3rd Semester: Optimisation, Diagnosis and Control of Fuel Cell and Hydrogen Technology
The project work will focus on optimisation, control and diagnosis of fuel cell or hydrogen systems. First, the system is to be modelled and different system identification methods can be applied to determine the parameters of the system. The system model is then verified by simulations and data time series from either a real system or a laboratory set-up. Based on the model, the optimisation, control or diagnostic system is set up to improve the performance of the system with regard to power output, energy efficiency, life time extraction, fault detections, etc. The system is to be implemented and verified experimentally.
To practice scientific communication skills, the project result, or parts of it, must be published in an article written in English. This article is to be presented at an internal seminar (CES).
Courses are offered of which 10 ECTS are to be chosen. The courses may vary from year to year, depending on the number of students of the various specialisations, the on-going projects and the research performed at the Department of Energy Technology. Further, courses from other universities might be used as electable courses. However, the following two courses are always available:
- Neural network and Fuzzy logic - 5 ECTS
- System identification and diagnosis 5 ECTS
- Design and construction of an enthanol reformer in the laboratory
- Modelling and optimisation of an automotive hybrid fuel cell system
- Optimisation and process integration of an integrated fuel cell reforming system
- Modelling and optimisation regarding the dynamics of hydrogen storage systems
4th Semester: Masters Thesis in Fuel Cells and Hydrogen Technology
The Master's Thesis may study new subjects or be an extension of the project work of previous semesters. It will normally be carried out in collaboration with an industrial partner or an energy supply company assuming the character of industrial research or development work. Alternatively, it may support one or more research projects at the Department of Energy Technology, or another research facility, assuming the character of research. Often, students write scientific papers reporting the work of their Master's Theses. The project can be of either theoretical or experimental nature, or a combination of both. As courses are not normally offered on this semester, the entire semester is dedicated to the thesis work.
Examples of a Master's Theses:
- Development of a fuel cell-based automobile
- Optimisation and adaptation of the energy system of fuel cell based combined heat and power plant systems (CHP)
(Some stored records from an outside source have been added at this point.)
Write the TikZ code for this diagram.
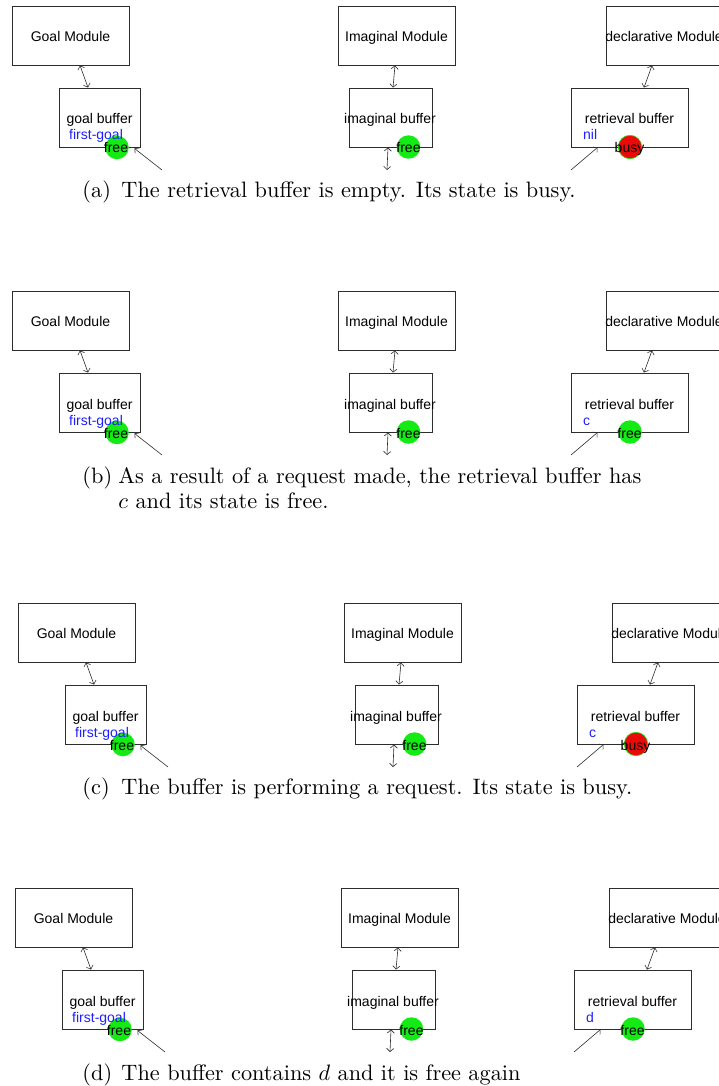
\documentclass[tikz,border=0pt]{standalone}
\usepackage{fontspec}
\newfontfamily\uifont{Liberation Sans}
\usetikzlibrary{arrows.meta}
\definecolor{fgreen}{RGB}{20,235,20}
\definecolor{bred}{RGB}{235,10,10}
\definecolor{cblue}{RGB}{30,30,255}
\definecolor{edge}{RGB}{45,45,45}
\tikzset{
  box/.style={draw=edge, line width=0.9pt, rectangle, inner sep=0pt, minimum height=59pt},
  ui/.style={font=\uifont\fontsize{14}{16}\selectfont, inner sep=0pt, anchor=base},
  content/.style={ui, text=cblue, anchor=base west},
  freecirc/.style={circle, fill=fgreen, minimum size=23.5pt, inner sep=0pt},
  busycirc/.style={circle, fill=bred, draw=fgreen, line width=0.6pt, minimum size=23.5pt, inner sep=0pt},
  darr/.style={{Straight Barb[length=3.2pt,width=7pt]}-{Straight Barb[length=3.2pt,width=7pt]}, line width=0.6pt, draw=edge},
  sarr/.style={-{Straight Barb[length=3.2pt,width=7pt]}, line width=0.6pt, draw=edge},
  captxt/.style={anchor=base west, inner sep=0pt, scale=2.23}
}
% #1 prefix, #2 dx, #3 dy, #4 retrieval content, #5 circle style, #6 state text
\newcommand\mypanel[6]{%
\begin{scope}[shift={(#2,#3)}]
  \node[box, minimum width=117pt] (#1gm) at (70.5,35.5) {};
  \node[box, minimum width=81pt]  (#1gb) at (99.5,117.5) {};
  \node[box, minimum width=117pt] (#1im) at (396.5,35.5) {};
  \node[box, minimum width=83pt]  (#1ib) at (390.5,117.5) {};
  \node[box, minimum width=117pt] (#1dm) at (664.5,35.5) {};
  \node[box, minimum width=117pt] (#1rb) at (629.5,117.5) {};
  \node[freecirc] (#1gc) at (117,147.5) {};
  \node[freecirc] (#1ic) at (408.5,147) {};
  \node[#5] (#1rc) at (630,147) {};
  \node[ui] (#1gmt) at (70.5,41.5) {Goal Module};
  \node[ui] (#1gbt) at (99.5,124) {goal buffer};
  \node[content] (#1gbc) at (69,140) {first-goal};
  \node[ui] (#1gst) at (116,153) {free};
  \node[ui] (#1imt) at (396.5,41.5) {Imaginal Module};
  \node[ui] (#1ibt) at (390,124) {imaginal buffer};
  \node[ui] (#1ist) at (408.5,153) {free};
  \begin{scope}
    \clip (#1dm.south west) rectangle (#1dm.north east);
    \node[ui] (#1dmt) at (664,41.5) {declarative Module};
  \end{scope}
  \node[ui] (#1rbt) at (629.5,124) {retrieval buffer};
  \node[content] (#1rbc) at (583,140) {#4};
  \node[ui] (#1rst) at (629.5,153) {#6};
  \draw[darr] ([xshift=9.5pt]#1gm.south) -- ([xshift=-11.5pt]#1gb.north);
  \draw[darr] ([xshift=-1.5pt]#1im.south) -- ([xshift=2.5pt]#1ib.north);
  \draw[darr] ([xshift=-12.5pt]#1dm.south) -- ([xshift=14.5pt]#1rb.north);
  \coordinate (#1gin) at (162,170);
  \coordinate (#1iin) at (387,170);
  \coordinate (#1rin) at (571,170);
  \draw[sarr] (#1gin) -- ([xshift=-6pt,yshift=-1pt]#1gb.south east);
  \draw[darr] (#1iin) -- ([xshift=-2.5pt]#1ib.south);
  \draw[sarr] (#1rin) -- ([xshift=-32pt]#1rb.south);
\end{scope}}

\begin{document}
\begin{tikzpicture}[x=1pt,y=-1pt]
\useasboundingbox (0,0) rectangle (719,1086);
\mypanel{a}{0}{0}{nil}{busycirc}{busy}
\mypanel{b}{0}{285}{c}{freecirc}{free}
\mypanel{c}{6}{597}{c}{busycirc}{busy}
\mypanel{d}{3}{882}{d}{freecirc}{free}

\node[captxt] (capal) at (82,197) {(a)};
\node[captxt] (capa) at (121,197) {The retrieval buffer is empty. Its state is busy.};
\node[captxt] (capbl) at (82,483) {(b)};
\node[captxt] (capb1) at (118,483) {As a result of a request made, the retrieval buffer has};
\node[captxt] (capb2) at (118,508) {$c$ and its state is free.};
\node[captxt] (capcl) at (82,794) {(c)};
\node[captxt] (capc) at (121,794) {The buffer is performing a request. Its state is busy.};
\node[captxt] (capdl) at (82,1080) {(d)};
\node[captxt] (capd) at (121,1080) {The buffer contains $d$ and it is free again};
\end{tikzpicture}
\end{document}
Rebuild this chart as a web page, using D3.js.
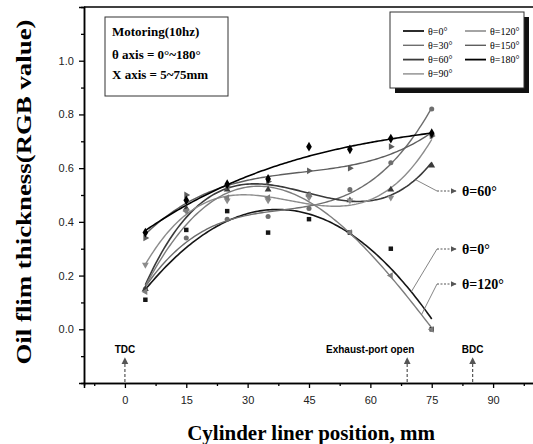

- Advanced process integration of on-board fuel cell reforming systems
- Modelling and optimisation of the hydrogen storage of a hydrogen-based aircraft
At the Department of Energy Technology, you will find a lot of well-equipped and modern test laboratories enabling you to carry out exciting laboratory experiments. These tests will verify the theoretical analysis, which you apply during the project work. The laboratories make it possible to perform realistic tests within the electrical and thermal area and have special laboratories for fuel cells and hydrogen technologies, together with hybrid cars, and they all include advanced computer-based measurement and control facilities.
Furthermore, the majority of the project work is carried out in cooperation with the industry, giving you the possibility to do some of the project work in a company. The companies will come up with project proposals and provide equipment or data for the project work.